Off Grid Refrigeration
There are so many things that we take for granted in our everyday life. We rely on these things to make our lives as easy as possible while we do what we have to do.
Storing food and certain medicines is something I feel is very easy to take for granted. I am not talking about storing your groceries in your pantries or kitchen cabinets, I am talking about prepared food, dairy products, insulin, etc, that we want to store for later on. It is so easy to just put these things into the fridge and forget about them until you need them.
If the power goes out and the fridge doesn’t keep things cool anymore – what other options do we have?

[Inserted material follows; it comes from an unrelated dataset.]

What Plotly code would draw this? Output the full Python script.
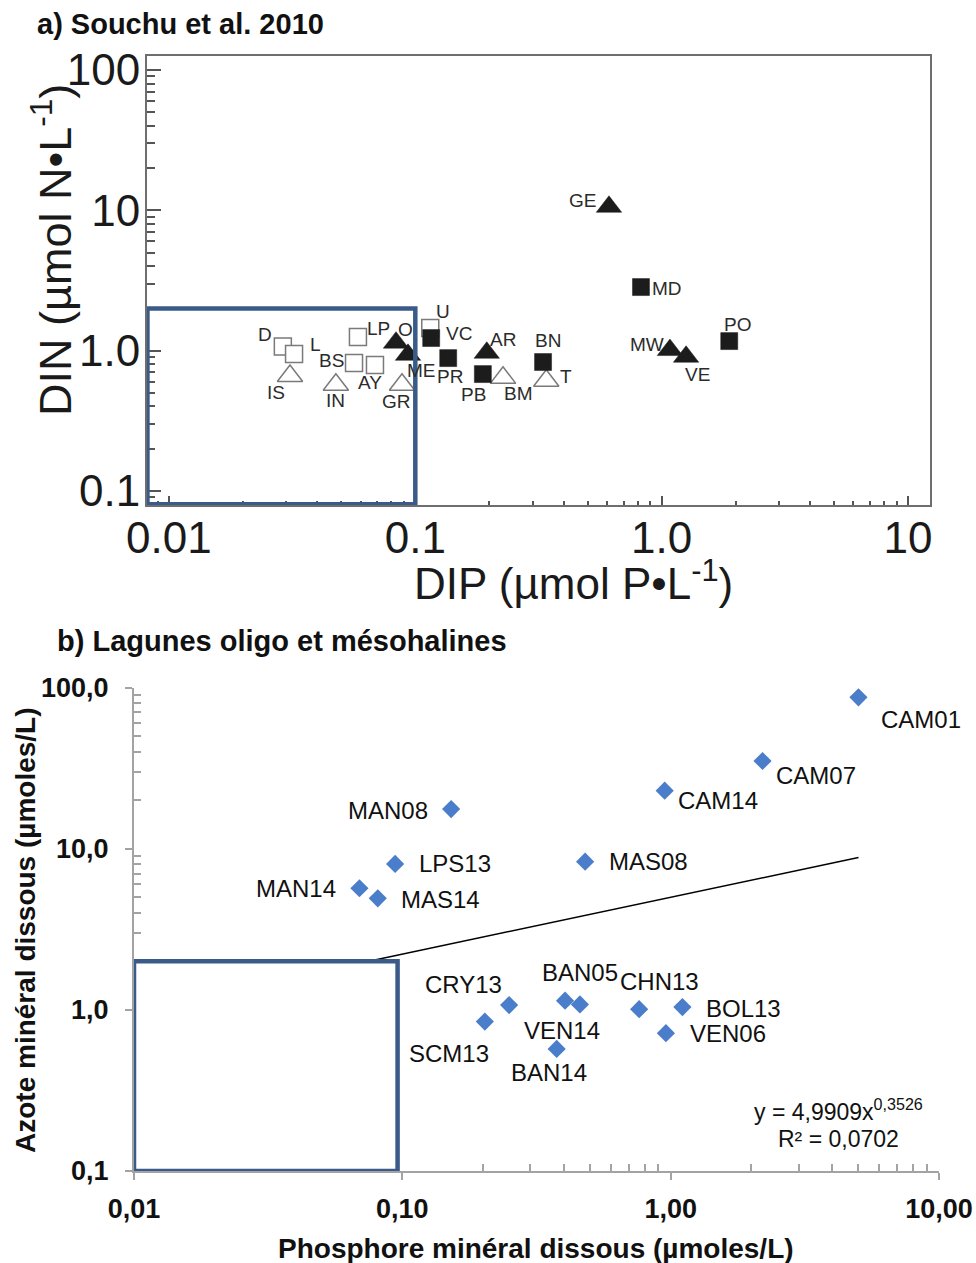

If you are trying to live off grid and have no power source – how can you keep food and certain medicines cool and usable for longer?
Here are a few off grid refrigeration options for you to consider:
Zeer Pot (pot-in-pot refrigeration)
A zeer pot is simply a small pot inside a bigger pot with an insulating layer of wet sand between the two. It helps keep food cool through evaporation of the moisture inside keeping the smaller, inner pot cool. A zeer pot can keep vegetables usable for up to 20 days so this is a very effective method of off grid refrigeration.
To make your own zeer pot you will need:
Two clay pots – 1 needs to fit inside the other with at least one centimeter of space between the pots
A cloth that fits completely over the top of the smaller pot
How to make a zeer pot:
Take the two pots and fill in any holes at the bottom they may have. You can use pebbles, clay, duct tape etc
Fill the base of the larger pot with one inch of the sand. The smaller pot should sit level with the height of the bigger pot.
With the smaller pot inside the larger one, fill the gap between the pots with more sand. Leave a small space at the top to give the sand room to expand when water is added.
Pour water into the sand – make sure you do this slowly to allow the sand to absorb all the water.
Continue to pour the water in until the sand cannot hold any more.
Place your food into the inner pot
Cover the inner pot with a wet cloth – hessian works well for this.
Make sure you keep your zeer pot in a dry, well-ventilated area to allow effective evaporation to keep your food cool.
A root cellar is a storage and refrigeration method that has been used around the world for centuries. The cellar is partially or fully buried underground. A root cellar will keep food stored inside cool in summer but prevent it from freezing in winter. To build a root cellar there are a few options:
You can dig a hole deep enough to build a shed or small building inside before burying. An entrance would need to be built in the form of a trap door on the top of the cellar.
You could use the driest part of the cellar in your house (if you have one) and convert this into a root cellar. A concrete wall with a sealed entrance could be constructed. A cellar built outside the house walls for food storage also works well.
Building a small building and then covering all sides and the top with rocks, earth and soil is also effective.
The easiest way would be to dig into the side of a hill – this method allows for good water drainage
Providing adequate ventilation, humidity and temperatures are maintained in the cellar. Food can potentially be stored for a few months before starting to go bad.
Evaporative Cooler Fridge
Assemble a shelving unit (you can pick one of these up cheaply at any DIY shop). When it comes to putting the top shelf onto the unit – attach it upside down so it will be able to hold water.
Cut some hessian to size so it will be able to fit over and around the shelving unit.
Soak your hessian in water and place it around the unit – fix it in place so it will not fall off.
Fill your inverted shelf with water
Leave an extra amount of hessian folded over on the top soaking in the water.
As the water wicks down the hessian, it causes a cooling effect on anything that you have placed on the shelving unit. This will need to be kept in the shade to make it as effective as possible.